§ What is asked
Track down the lines that contain "image" and copy them.

§ Records with drawing code

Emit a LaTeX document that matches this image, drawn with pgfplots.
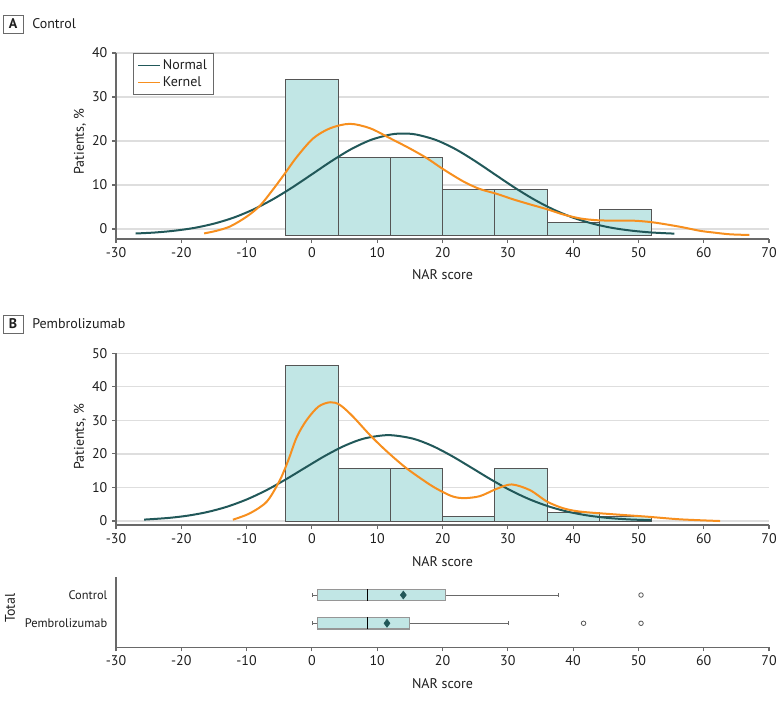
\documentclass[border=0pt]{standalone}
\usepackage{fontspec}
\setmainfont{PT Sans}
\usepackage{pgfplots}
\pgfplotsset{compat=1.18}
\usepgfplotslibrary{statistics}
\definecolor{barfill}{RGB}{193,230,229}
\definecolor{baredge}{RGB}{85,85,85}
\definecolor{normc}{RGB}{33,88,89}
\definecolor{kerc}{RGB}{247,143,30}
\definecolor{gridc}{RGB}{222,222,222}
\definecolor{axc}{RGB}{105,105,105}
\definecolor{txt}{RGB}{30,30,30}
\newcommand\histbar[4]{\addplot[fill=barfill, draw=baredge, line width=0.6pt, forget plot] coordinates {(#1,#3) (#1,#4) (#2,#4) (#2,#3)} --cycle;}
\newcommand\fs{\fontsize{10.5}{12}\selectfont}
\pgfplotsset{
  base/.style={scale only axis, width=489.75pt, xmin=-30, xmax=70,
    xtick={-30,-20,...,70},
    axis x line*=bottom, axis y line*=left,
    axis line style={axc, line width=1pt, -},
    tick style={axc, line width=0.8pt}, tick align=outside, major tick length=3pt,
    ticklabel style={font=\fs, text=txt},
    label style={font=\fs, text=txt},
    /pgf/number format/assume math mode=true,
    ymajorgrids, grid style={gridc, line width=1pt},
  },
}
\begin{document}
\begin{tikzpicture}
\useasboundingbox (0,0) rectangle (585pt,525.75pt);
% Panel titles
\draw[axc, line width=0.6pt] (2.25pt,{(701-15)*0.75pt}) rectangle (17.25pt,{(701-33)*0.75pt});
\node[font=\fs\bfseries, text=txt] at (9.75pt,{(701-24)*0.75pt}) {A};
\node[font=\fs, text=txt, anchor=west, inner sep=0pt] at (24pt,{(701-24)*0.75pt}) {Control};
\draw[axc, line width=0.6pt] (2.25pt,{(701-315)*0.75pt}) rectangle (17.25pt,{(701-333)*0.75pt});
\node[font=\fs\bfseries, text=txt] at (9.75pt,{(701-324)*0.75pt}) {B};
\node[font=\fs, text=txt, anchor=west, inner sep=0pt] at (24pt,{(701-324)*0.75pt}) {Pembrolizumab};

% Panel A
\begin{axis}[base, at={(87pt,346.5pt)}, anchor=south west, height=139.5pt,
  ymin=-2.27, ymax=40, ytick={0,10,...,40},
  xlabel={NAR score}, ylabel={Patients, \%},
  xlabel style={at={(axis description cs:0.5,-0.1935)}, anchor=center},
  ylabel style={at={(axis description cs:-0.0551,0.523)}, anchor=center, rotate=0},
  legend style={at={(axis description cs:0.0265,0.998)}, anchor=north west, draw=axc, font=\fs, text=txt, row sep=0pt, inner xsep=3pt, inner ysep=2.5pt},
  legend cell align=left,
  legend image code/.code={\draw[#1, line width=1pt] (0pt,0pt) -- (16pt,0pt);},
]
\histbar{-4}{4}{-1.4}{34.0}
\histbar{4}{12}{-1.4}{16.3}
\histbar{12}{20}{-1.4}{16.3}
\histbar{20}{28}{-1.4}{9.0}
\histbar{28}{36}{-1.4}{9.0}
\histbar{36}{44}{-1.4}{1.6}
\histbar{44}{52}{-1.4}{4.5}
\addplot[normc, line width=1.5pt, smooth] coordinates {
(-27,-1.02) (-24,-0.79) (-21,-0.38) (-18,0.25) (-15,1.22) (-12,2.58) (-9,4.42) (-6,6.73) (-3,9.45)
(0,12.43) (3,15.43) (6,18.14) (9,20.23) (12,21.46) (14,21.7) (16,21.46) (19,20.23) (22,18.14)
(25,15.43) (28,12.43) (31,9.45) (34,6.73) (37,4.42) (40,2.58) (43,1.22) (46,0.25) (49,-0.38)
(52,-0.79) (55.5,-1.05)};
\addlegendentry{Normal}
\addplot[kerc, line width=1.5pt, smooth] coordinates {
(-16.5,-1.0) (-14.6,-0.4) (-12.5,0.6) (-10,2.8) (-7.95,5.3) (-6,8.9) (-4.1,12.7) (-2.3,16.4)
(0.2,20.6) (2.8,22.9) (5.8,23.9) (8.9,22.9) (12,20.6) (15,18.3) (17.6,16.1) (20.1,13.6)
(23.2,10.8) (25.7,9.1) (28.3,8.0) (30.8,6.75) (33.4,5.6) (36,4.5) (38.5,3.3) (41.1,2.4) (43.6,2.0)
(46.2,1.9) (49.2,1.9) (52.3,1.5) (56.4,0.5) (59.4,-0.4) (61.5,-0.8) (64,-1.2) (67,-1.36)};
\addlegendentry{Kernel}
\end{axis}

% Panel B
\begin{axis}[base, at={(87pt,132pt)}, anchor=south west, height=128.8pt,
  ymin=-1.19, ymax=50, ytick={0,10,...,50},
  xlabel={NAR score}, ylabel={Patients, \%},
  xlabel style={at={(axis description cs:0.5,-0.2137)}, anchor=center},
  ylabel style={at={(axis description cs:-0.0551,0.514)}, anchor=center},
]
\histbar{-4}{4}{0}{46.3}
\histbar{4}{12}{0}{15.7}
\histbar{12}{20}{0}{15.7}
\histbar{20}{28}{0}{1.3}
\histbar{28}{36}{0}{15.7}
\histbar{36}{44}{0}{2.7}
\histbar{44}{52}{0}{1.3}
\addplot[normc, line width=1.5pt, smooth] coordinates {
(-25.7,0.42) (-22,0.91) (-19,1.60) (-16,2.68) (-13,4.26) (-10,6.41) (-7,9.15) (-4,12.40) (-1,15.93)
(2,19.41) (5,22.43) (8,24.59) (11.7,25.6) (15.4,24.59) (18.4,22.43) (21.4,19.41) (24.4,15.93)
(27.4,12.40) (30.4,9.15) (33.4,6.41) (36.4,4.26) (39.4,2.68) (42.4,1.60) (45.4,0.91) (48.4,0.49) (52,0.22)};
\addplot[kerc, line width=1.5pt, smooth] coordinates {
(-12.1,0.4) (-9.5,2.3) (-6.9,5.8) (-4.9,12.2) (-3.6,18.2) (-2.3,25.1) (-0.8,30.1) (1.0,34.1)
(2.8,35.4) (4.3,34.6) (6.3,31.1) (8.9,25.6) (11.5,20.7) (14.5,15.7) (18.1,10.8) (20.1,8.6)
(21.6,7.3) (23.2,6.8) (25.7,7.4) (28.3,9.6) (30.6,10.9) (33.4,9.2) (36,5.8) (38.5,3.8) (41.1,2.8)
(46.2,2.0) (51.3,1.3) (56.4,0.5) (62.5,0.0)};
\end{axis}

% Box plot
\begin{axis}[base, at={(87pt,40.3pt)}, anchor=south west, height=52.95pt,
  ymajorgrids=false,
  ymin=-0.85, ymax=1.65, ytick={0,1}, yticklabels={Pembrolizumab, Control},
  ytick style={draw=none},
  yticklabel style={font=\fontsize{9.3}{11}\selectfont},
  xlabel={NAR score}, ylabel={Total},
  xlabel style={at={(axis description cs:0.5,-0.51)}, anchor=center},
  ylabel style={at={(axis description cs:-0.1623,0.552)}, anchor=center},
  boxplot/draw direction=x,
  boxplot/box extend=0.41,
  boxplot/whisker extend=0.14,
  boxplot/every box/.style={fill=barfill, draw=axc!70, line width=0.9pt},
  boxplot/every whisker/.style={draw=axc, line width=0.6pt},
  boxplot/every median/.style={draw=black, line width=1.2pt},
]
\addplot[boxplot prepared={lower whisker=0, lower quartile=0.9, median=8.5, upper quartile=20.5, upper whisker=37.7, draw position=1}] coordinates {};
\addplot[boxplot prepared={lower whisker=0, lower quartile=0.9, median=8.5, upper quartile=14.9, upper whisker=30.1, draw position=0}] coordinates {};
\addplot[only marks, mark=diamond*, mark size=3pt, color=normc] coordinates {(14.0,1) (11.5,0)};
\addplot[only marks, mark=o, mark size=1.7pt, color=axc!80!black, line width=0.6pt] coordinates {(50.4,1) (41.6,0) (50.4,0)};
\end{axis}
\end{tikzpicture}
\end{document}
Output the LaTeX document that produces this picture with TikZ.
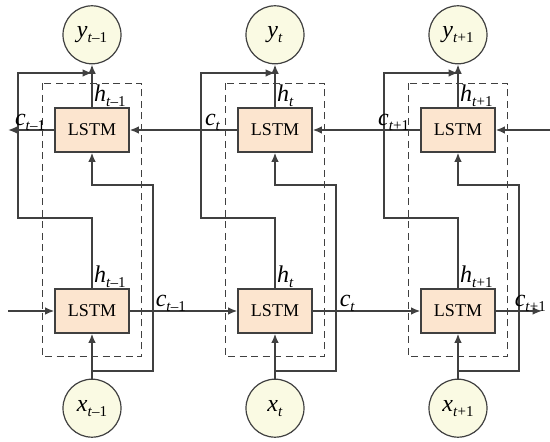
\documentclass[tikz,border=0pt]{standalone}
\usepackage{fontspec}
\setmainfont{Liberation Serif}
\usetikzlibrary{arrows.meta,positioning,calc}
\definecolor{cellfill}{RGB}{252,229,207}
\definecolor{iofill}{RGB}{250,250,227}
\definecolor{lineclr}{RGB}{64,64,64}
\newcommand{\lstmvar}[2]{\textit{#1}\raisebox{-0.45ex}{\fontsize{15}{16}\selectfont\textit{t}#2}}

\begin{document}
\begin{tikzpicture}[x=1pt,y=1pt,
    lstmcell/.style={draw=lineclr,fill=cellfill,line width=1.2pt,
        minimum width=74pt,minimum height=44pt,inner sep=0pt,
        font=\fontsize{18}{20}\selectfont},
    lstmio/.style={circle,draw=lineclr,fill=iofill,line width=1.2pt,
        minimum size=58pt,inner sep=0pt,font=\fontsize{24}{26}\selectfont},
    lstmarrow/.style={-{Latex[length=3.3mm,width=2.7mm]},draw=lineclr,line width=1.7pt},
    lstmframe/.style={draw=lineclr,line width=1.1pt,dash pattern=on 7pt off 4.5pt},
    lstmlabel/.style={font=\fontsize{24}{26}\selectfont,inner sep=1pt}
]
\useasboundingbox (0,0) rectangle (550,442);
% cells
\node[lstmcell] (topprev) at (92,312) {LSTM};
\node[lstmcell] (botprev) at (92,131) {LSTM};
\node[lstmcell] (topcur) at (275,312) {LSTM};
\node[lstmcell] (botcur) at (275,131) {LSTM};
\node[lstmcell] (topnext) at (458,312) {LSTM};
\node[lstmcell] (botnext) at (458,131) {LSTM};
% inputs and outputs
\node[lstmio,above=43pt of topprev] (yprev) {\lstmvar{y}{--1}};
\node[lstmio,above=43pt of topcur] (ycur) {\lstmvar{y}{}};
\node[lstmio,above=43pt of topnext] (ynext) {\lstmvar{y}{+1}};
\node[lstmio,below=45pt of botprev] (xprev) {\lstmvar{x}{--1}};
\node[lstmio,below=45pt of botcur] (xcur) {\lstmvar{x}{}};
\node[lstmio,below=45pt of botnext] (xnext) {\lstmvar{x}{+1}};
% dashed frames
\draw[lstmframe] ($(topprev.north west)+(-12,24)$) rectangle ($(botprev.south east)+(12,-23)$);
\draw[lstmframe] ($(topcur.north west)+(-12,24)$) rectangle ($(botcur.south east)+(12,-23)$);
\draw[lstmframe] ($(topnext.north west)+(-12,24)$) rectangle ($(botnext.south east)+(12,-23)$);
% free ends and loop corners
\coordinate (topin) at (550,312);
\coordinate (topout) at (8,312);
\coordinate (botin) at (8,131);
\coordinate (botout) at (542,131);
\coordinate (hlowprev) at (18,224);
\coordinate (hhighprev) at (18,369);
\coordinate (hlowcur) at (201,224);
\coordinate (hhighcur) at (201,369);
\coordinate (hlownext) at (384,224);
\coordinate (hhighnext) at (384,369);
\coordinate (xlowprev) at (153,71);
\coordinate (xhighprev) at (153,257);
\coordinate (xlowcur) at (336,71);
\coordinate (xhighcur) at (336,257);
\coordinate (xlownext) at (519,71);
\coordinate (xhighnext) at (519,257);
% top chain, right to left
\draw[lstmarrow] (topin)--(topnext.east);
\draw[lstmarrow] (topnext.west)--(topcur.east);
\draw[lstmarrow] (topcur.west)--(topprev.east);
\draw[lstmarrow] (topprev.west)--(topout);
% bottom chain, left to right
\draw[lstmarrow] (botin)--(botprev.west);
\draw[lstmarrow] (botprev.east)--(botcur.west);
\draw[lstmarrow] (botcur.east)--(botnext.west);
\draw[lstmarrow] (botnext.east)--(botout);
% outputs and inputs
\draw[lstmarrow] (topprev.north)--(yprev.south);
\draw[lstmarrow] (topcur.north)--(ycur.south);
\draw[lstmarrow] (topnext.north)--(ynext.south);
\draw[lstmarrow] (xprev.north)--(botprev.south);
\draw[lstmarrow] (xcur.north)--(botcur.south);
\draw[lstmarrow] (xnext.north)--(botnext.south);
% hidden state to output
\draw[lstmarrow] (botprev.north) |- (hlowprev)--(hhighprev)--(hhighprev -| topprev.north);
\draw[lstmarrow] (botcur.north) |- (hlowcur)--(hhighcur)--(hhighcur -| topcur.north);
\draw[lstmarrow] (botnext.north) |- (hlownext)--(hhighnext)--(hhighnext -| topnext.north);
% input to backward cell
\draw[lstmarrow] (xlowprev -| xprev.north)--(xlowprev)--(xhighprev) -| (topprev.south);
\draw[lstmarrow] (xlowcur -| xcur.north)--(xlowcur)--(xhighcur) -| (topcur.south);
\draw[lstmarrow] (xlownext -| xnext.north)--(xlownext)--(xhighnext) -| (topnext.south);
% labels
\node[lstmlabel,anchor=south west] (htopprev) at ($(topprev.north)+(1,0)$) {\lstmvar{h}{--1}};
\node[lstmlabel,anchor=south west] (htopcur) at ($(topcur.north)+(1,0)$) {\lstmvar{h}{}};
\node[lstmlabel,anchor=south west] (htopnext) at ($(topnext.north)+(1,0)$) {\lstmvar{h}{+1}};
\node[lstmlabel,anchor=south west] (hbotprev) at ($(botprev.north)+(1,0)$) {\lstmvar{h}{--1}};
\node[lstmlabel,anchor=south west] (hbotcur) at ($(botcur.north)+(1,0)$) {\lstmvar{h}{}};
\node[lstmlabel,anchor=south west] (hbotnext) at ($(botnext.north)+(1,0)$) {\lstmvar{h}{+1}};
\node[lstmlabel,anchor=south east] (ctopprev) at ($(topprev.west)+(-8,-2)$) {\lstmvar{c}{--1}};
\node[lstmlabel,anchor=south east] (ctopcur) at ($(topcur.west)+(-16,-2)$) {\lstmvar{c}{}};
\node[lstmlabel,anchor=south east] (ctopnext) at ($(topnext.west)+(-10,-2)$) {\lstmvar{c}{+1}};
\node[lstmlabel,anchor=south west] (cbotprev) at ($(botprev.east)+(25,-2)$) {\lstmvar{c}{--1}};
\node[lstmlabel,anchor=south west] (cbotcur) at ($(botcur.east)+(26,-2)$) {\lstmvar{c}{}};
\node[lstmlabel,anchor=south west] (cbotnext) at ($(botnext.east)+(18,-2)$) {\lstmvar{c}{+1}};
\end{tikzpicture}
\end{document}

§ Written response
Emit a LaTeX document that matches this image, drawn with pgfplots.
  legend image code/.code={\draw[#1, line width=1pt] (0pt,0pt) -- (16pt,0pt);},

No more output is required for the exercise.